* [Exercise task]: Restate all the material verbatim, except for the pictures.

* [Data shown]:
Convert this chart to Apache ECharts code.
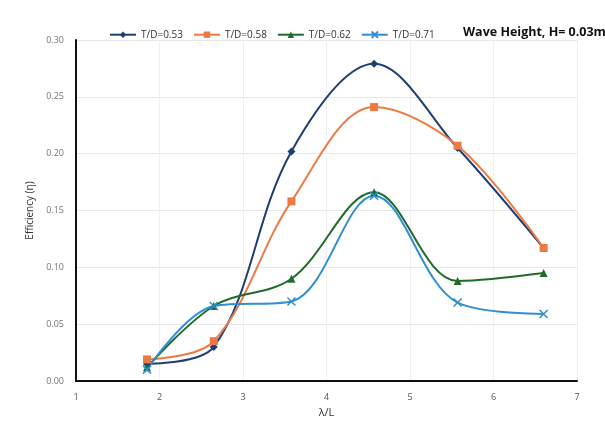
<!DOCTYPE html>
<html>
<head>
<meta charset="utf-8">
<script src="https://cdn.jsdelivr.net/npm/echarts@6/dist/echarts.min.js"></script>
<style>
  html, body { margin: 0; padding: 0; background: #fff; }
  #main { width: 605px; height: 432px; }
</style>
</head>
<body>
<div id="main"></div>
<script>
// wavelength ratio for each test
let xVals = [1.85, 2.65, 3.58, 4.57, 5.57, 6.6];
let td053 = [0.015, 0.030, 0.202, 0.279, 0.205, 0.117];
let td058 = [0.019, 0.035, 0.158, 0.241, 0.207, 0.117];
let td062 = [0.012, 0.066, 0.090, 0.166, 0.088, 0.095];
let td071 = [0.010, 0.066, 0.070, 0.163, 0.069, 0.059];
let names = ['T/D=0.53', 'T/D=0.58', 'T/D=0.62', 'T/D=0.71'];
let colors = ['#1f3f73', '#ec7a45', '#1f6b2c', '#2f8fd0'];
let symbols = ['diamond', 'rect', 'triangle', 'path://M0,0L10,10M10,0L0,10'];

let pairs = function(ys){
    let out = [];
    for(let i=0;i<xVals.length;i++){
        out[i] = [xVals[i], ys[i]];
    }
    return out;
};

let allY = [td053, td058, td062, td071];
let series = [];
for(let i=0;i<allY.length;i++){
    series[i] = {
        name: names[i],
        type: 'line',
        smooth: 0.35,
        data: pairs(allY[i]),
        symbol: symbols[i],
        symbolSize: 8,
        lineStyle: { color: colors[i], width: 2 },
        itemStyle: i == 3 ? { color: 'none', borderColor: colors[i], borderWidth: 1.5 } : { color: colors[i] }
    };
}

let option = {
    animation: false,
    title: {
        text: 'Wave Height, H= 0.03m',
        left: 458, top: 21,
        textStyle: { fontFamily: 'Open Sans', fontSize: 12.5, fontWeight: 'bold', color: '#111' }
    },
    legend: {
        left: 104, top: 24,
        itemGap: 10, itemWidth: 26, itemHeight: 8,
        textStyle: { fontFamily: 'Open Sans', fontSize: 10, color: '#333' },
        data: names
    },
    grid: { left: 76, right: 28, top: 40, bottom: 51 },
    xAxis: {
        type: 'value', min: 1, max: 7, interval: 1,
        name: 'λ/L', nameLocation: 'middle', nameGap: 22,
        nameTextStyle: { fontFamily: 'Open Sans', fontSize: 11, color: '#333' },
        axisLine: { lineStyle: { color: '#111', width: 2 } },
        axisTick: { show: false },
        axisLabel: { fontFamily: 'Open Sans', fontSize: 9, color: '#555', margin: 12 },
        splitLine: { show: true, lineStyle: { color: '#f0f0f0' } }
    },
    yAxis: {
        type: 'value', min: 0, max: 0.3, interval: 0.05,
        name: 'Efficiency (η)', nameLocation: 'middle', nameGap: 36,
        nameTextStyle: { fontFamily: 'Open Sans', fontSize: 10, color: '#333' },
        axisLine: { show: true, lineStyle: { color: '#111', width: 2 } },
        axisTick: { show: false },
        axisLabel: { fontFamily: 'Open Sans', fontSize: 9, color: '#777', margin: 12,
            formatter: function(v){ return v.toFixed(2); } },
        splitLine: { lineStyle: { color: '#e8e8e8' } }
    },
    series: series
};

let mychart = echarts.init(document.getElementById('main'));
mychart.setOption(option);
</script>
</body>
</html>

* [Output]:
Convert this chart to Apache ECharts code.
<!DOCTYPE html>
<html>
<head>
<meta charset="utf-8">
<script src="https://cdn.jsdelivr.net/npm/echarts@6/dist/echarts.min.js"></script>
<style>
  html, body { margin: 0; padding: 0; background: #fff; }
  #main { width: 605px; height: 432px; }
</style>
</head>
<body>
<div id="main"></div>
<script>
// wavelength ratio for each test
let xVals = [1.85, 2.65, 3.58, 4.57, 5.57, 6.6];
let td053 = [0.015, 0.030, 0.202, 0.279, 0.205, 0.117];
let td058 = [0.019, 0.035, 0.158, 0.241, 0.207, 0.117];
let td062 = [0.012, 0.066, 0.090, 0.166, 0.088, 0.095];
let td071 = [0.010, 0.066, 0.070, 0.163, 0.069, 0.059];
let names = ['T/D=0.53', 'T/D=0.58', 'T/D=0.62', 'T/D=0.71'];
let colors = ['#1f3f73', '#ec7a45', '#1f6b2c', '#2f8fd0'];
let symbols = ['diamond', 'rect', 'triangle', 'path://M0,0L10,10M10,0L0,10'];

let pairs = function(ys){
    let out = [];
    for(let i=0;i<xVals.length;i++){
        out[i] = [xVals[i], ys[i]];
    }
    return out;
};

let allY = [td053, td058, td062, td071];
let series = [];
for(let i=0;i<allY.length;i++){
    series[i] = {
        name: names[i],
        type: 'line',
        smooth: 0.35,
        data: pairs(allY[i]),
        symbol: symbols[i],
        symbolSize: 8,
        lineStyle: { color: colors[i], width: 2 },
        itemStyle: i == 3 ? { color: 'none', borderColor: colors[i], borderWidth: 1.5 } : { color: colors[i] }
    };
}

let option = {
    animation: false,
    title: {
        text: 'Wave Height, H= 0.03m',
        left: 458, top: 21,
        textStyle: { fontFamily: 'Open Sans', fontSize: 12.5, fontWeight: 'bold', color: '#111' }
    },
    legend: {
        left: 104, top: 24,
        itemGap: 10, itemWidth: 26, itemHeight: 8,
        textStyle: { fontFamily: 'Open Sans', fontSize: 10, color: '#333' },
        data: names
    },
    grid: { left: 76, right: 28, top: 40, bottom: 51 },
    xAxis: {
        type: 'value', min: 1, max: 7, interval: 1,
        name: 'λ/L', nameLocation: 'middle', nameGap: 22,
        nameTextStyle: { fontFamily: 'Open Sans', fontSize: 11, color: '#333' },
        axisLine: { lineStyle: { color: '#111', width: 2 } },
        axisTick: { show: false },
        axisLabel: { fontFamily: 'Open Sans', fontSize: 9, color: '#555', margin: 12 },
        splitLine: { show: true, lineStyle: { color: '#f0f0f0' } }
    },
    yAxis: {
        type: 'value', min: 0, max: 0.3, interval: 0.05,
        name: 'Efficiency (η)', nameLocation: 'middle', nameGap: 36,
        nameTextStyle: { fontFamily: 'Open Sans', fontSize: 10, color: '#333' },
        axisLine: { show: true, lineStyle: { color: '#111', width: 2 } },
        axisTick: { show: false },
        axisLabel: { fontFamily: 'Open Sans', fontSize: 9, color: '#777', margin: 12,
            formatter: function(v){ return v.toFixed(2); } },
        splitLine: { lineStyle: { color: '#e8e8e8' } }
    },
    series: series
};

let mychart = echarts.init(document.getElementById('main'));
mychart.setOption(option);
</script>
</body>
</html>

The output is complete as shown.